Its beginning to look alot like Christmas

Blog2Only 5 days to Christmas and the Rotorua property market is still hot like the weather at the moment. There has been a few changes since my last blog with a shift in buyer activity.

 

 COVERED IN THIS UPDATE

Blog3  Christmas and Real Estate – is Santa going to bring you a special price? Or not?
Blog3  A Labour government – 30 days into their “100 day”- promise
Blog3  Supply and demand – THE economic factor determining price

With Christmas just around the corner, many people are gearing up for their summer breaks and planning their trips away. Rotorua is a popular summer holiday destination, causing buyer’s enquiry to change quite significantly from “local enquiry” to “visitor enquiries”.

Is there merit in putting your house up for sale in the Christmas/New Year period, or are you better to wait?

The answer depends on the kind of property and your timeframes. There are still people looking to buy, however, there will be fewer people in general. This means that the opportunity to create competition amongst buyers will be smaller and this may affect the chance of selling for a premium.

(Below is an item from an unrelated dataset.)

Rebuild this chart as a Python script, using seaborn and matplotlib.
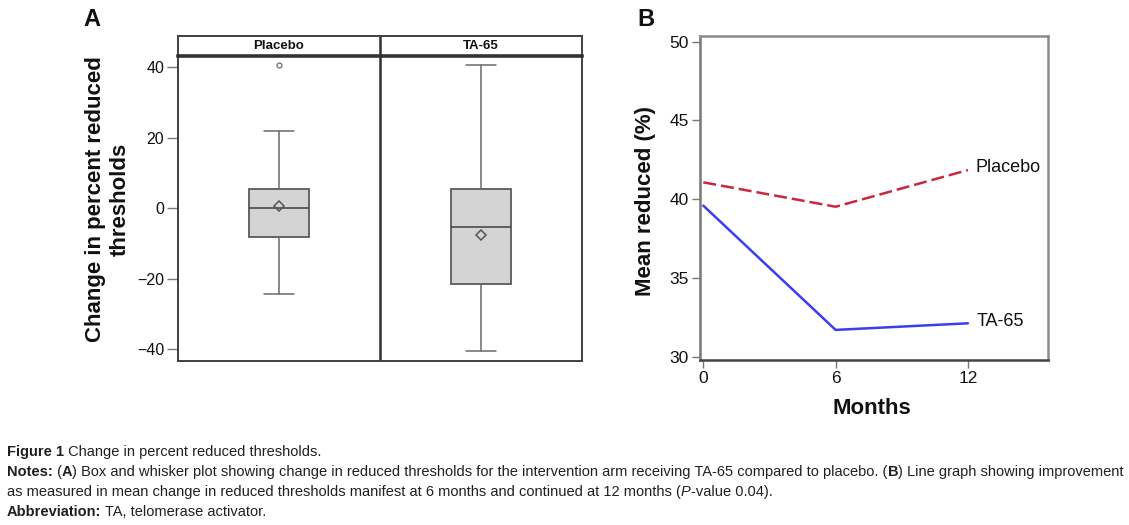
import numpy as np
import pandas as pd
import matplotlib
matplotlib.use('Agg')
import matplotlib.pyplot as plt
import seaborn as sns

# Panel A: box summary per arm
groups = ['Placebo', 'TA-65']
q1 = [-8.1, -21.5]
medians = [0.0, -5.4]
q3 = [5.5, 5.5]
whisk_lo = [-24.3, -40.5]
whisk_hi = [21.8, 40.7]
means = [0.6, -7.5]
outliers = [[40.7], []]
yticks_a = [-40, -20, 0, 20, 40]

# Panel B: mean reduced (%) over time
months = [0, 6, 12]
placebo_mean = [41.07, 39.52, 41.85]
ta65_mean = [39.59, 31.70, 32.12]
yticks_b = [30, 35, 40, 45, 50]

sns.set_theme(style='white')
plt.rcParams['font.family'] = ['Liberation Sans', 'DejaVu Sans']

fig = plt.figure(figsize=(11.29, 5.25), dpi=100)
W, H = 1129, 525


def fbox(x0, y0, x1, y1):
    # pixel box (top-left origin) -> figure rect
    return [x0 / W, 1 - y1 / H, (x1 - x0) / W, (y1 - y0) / H]


# ---------- Panel A ----------
frame_col = '#404040'
ax_a = fig.add_axes(fbox(178, 56, 582, 361))
stats = []
for i, g in enumerate(groups):
    stats.append(dict(label=g, q1=q1[i], med=medians[i], q3=q3[i],
                      whislo=whisk_lo[i], whishi=whisk_hi[i],
                      mean=means[i], fliers=outliers[i]))
ax_a.bxp(stats, positions=[0, 1], widths=0.294, capwidths=0.144,
         showmeans=True, patch_artist=True,
         boxprops=dict(facecolor='#d4d4d4', edgecolor='#5a5a5a', linewidth=1.3),
         medianprops=dict(color='#4a4a4a', linewidth=1.2),
         whiskerprops=dict(color='#6a6a6a', linewidth=1.1),
         capprops=dict(color='#6a6a6a', linewidth=1.1),
         meanprops=dict(marker='D', markersize=5.5, markerfacecolor='none',
                        markeredgecolor='#555555', markeredgewidth=1.1),
         flierprops=dict(marker='o', markersize=3.5, markerfacecolor='none',
                         markeredgecolor='#777777', markeredgewidth=1.0))
ax_a.set_xlim(-0.5, 1.5)
ax_a.set_ylim(-43.4, 43.2)
ax_a.axvline(0.5, color='#303030', lw=1.8)
ax_a.set_xticks([])
ax_a.set_yticks(yticks_a)
ax_a.set_yticklabels([str(v).replace('-', '\u2212') for v in yticks_a])
ax_a.tick_params(axis='y', left=True, length=8, width=1, color='#777777',
                 labelsize=11.5, pad=2, labelcolor='#111111')
for sp in ax_a.spines.values():
    sp.set_color(frame_col)
    sp.set_linewidth(1.4)

# facet header strip
ax_h = fig.add_axes(fbox(178, 36, 582, 56))
ax_h.set_xlim(-0.5, 1.5)
ax_h.set_ylim(0, 1)
ax_h.set_xticks([])
ax_h.set_yticks([])
ax_h.axvline(0.5, color='#303030', lw=1.8)
for sp in ax_h.spines.values():
    sp.set_color(frame_col)
    sp.set_linewidth(1.4)
ax_h.spines['bottom'].set_linewidth(2.6)
ax_h.spines['bottom'].set_color('#333333')
for i, g in enumerate(groups):
    ax_h.text(i, 0.48, g, ha='center', va='center', fontsize=9.5,
              fontweight='bold', color='#111111')

fig.text(108 / W, 1 - 199 / H, 'Change in percent reduced\nthresholds',
         rotation=90, ha='center', va='center', multialignment='center',
         fontsize=16, fontweight='bold', linespacing=1.25, color='#111111')
fig.text(83 / W, 1 - 8 / H, 'A', ha='left', va='top', fontsize=17,
         fontweight='bold', color='#111111')

# ---------- Panel B ----------
ax_b = fig.add_axes(fbox(700, 36, 1048, 360))
df = pd.DataFrame({
    'Months': months * 2,
    'Mean': placebo_mean + ta65_mean,
    'Group': ['Placebo'] * len(months) + ['TA-65'] * len(months),
})
sns.lineplot(data=df, x='Months', y='Mean', hue='Group', style='Group',
             palette={'Placebo': '#c8283c', 'TA-65': '#3c3cf0'},
             dashes={'Placebo': (5.2, 2.0), 'TA-65': ''},
             linewidth=1.8, legend=False, ax=ax_b)
ax_b.text(months[-1] + 0.33, placebo_mean[-1] + 0.15, 'Placebo',
          ha='left', va='center', fontsize=13, color='#111111')
ax_b.text(months[-1] + 0.4, ta65_mean[-1] + 0.1, 'TA-65',
          ha='left', va='center', fontsize=13, color='#111111')
ax_b.set_xlim(-0.15, 15.63)
ax_b.set_ylim(29.79, 50.36)
ax_b.set_xticks(months)
ax_b.set_yticks(yticks_b)
ax_b.tick_params(axis='both', length=6, width=1, color='#777777',
                 labelsize=12.5, labelcolor='#111111', pad=2)
ax_b.tick_params(axis='x', bottom=True)
ax_b.tick_params(axis='y', left=True)
for sp in ax_b.spines.values():
    sp.set_color('#8a8a8a')
    sp.set_linewidth(1.8)
ax_b.spines['bottom'].set_color('#444444')
ax_b.spines['left'].set_color('#777777')
ax_b.set_xlabel('')
ax_b.set_ylabel('')
fig.text(872 / W, 1 - 408 / H, 'Months', ha='center', va='center',
         fontsize=16, fontweight='bold', color='#111111')
fig.text(645 / W, 1 - 201 / H, 'Mean reduced (%)', rotation=90,
         ha='center', va='center', fontsize=16, fontweight='bold',
         color='#111111')
fig.text(637 / W, 1 - 8 / H, 'B', ha='left', va='top', fontsize=17,
         fontweight='bold', color='#111111')

# ---------- caption ----------
renderer = fig.canvas.get_renderer()
cap_size = 10.5
cap_col = '#231f20'


def write_runs(x_px, y_px, parts):
    x = x_px / W
    for s, weight, style in parts:
        t = fig.text(x, 1 - y_px / H, s, ha='left', va='baseline',
                     fontsize=cap_size, fontweight=weight, fontstyle=style,
                     color=cap_col)
        x += t.get_window_extent(renderer).width / fig.bbox.width


write_runs(7, 456, [('Figure 1', 'bold', 'normal'),
                    (' Change in percent reduced thresholds.', 'normal', 'normal')])
write_runs(7, 476, [('Notes:', 'bold', 'normal'),
                    (' (', 'normal', 'normal'), ('A', 'bold', 'normal'),
                    (') Box and whisker plot showing change in reduced thresholds for the '
                     'intervention arm receiving TA-65 compared to placebo. (', 'normal', 'normal'),
                    ('B', 'bold', 'normal'),
                    (') Line graph showing improvement', 'normal', 'normal')])
write_runs(7, 496, [('as measured in mean change in reduced thresholds manifest at 6 months '
                     'and continued at 12 months (', 'normal', 'normal'),
                    ('P', 'normal', 'italic'),
                    ('-value 0.04).', 'normal', 'normal')])
write_runs(7, 516, [('Abbreviation:', 'bold', 'normal'),
                    (' TA, telomerase activator.', 'normal', 'normal')])

fig.savefig('out.png', dpi=100)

If you have a property and a marketing campaign designed to specifically target the visitors to Rotorua, it makes sense to market your property for sale during this period.
As a general rule of thumb, if you can wait till the New Year to start a marketing campaign, it is better to launch a campaign to the “whole market” as opposed to a fraction of the market.

Is the LABOUR government affecting the market activity???

Labour has campaigned hard in the last election on housing affordability and promised a number of changes. Their current slogan “taking action in our first 100 days” is promising a range of new policies to be implemented within the first 100 days of governance. The “100-day deadline” would be 15 February 2018.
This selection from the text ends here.